Freddie Mac will begin a one-time buyout of substantially all its seriously delinquent loans — 120 plus days — in February. This activity will be reflected in the March 4 prepayment reports.

The GSE will be buying out about $70 billion in loans with an average coupon on the bonds at around 6%. If these loans were not bought out as a result of FAS 166/167, BNP Paribas analysts said they would normally have been bought out at 24-month delinquency. This unless these mortgages were in foreclosure, when they could last longer.

Considering the delinquency buildup over time, analysts assumed that the average time when investors would have otherwise gotten the coupon was at 12 months. The coupon income lost would likely be $4.2 billion (using the formula $70 billion X 6%), according to analysts.

If Fannie Mae were to follow suit, it could get a lot uglier. Fannie's delinquencies are approximately 40% higher and its balance 50% higher, which means another $8.4 billion lost.

Since Fannie Mae's credit impaired deliquencies are higher, the average coupon might be higher as well.

Overall, investors have the potential to lose more than $12.5 billion. This is an immediate hit in carry terms on the carried pools in total, BNP analysts said.

Furthermore, since the market rolled to March settlements today, TBA investors would be locked in with this sudden announcement. The price impact might only be compounded, analysts said. 

Freddie Mac, it should be noted, said that it will continue to buy loans out at 120-day delinquency, which means prepays should stay elevated, although not by much. What remains, however, would by no means be a low prepay product.
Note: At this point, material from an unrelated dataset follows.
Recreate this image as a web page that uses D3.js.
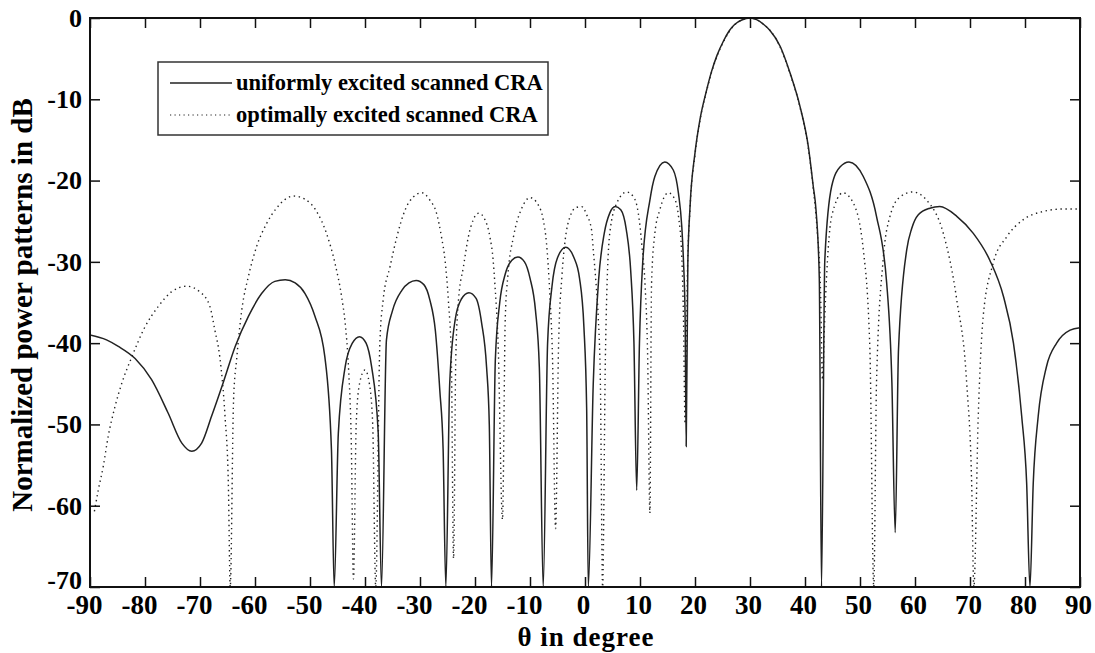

This makes the likelihood of price appreciation quite low.                                                  

Looking back, Fannie Mae experienced considerable investor backlash in 2007 implementing a similar policy, and then in 2002 when it implemented the deal cleanup call only to reverse it, BNP analysts said. 

Fannie Mae and Freddie Mac came up with different pricing points at first for the Home Affordable Refinance program, so these issues are not necessarily in synch, according to analysts.

Overall, there is finite possibility that Fannie Mae does not come up immediately with such a move. Or if it does, the steep losses taken in a single month might cause a considerably sufficient investor backlash to roll back this policy.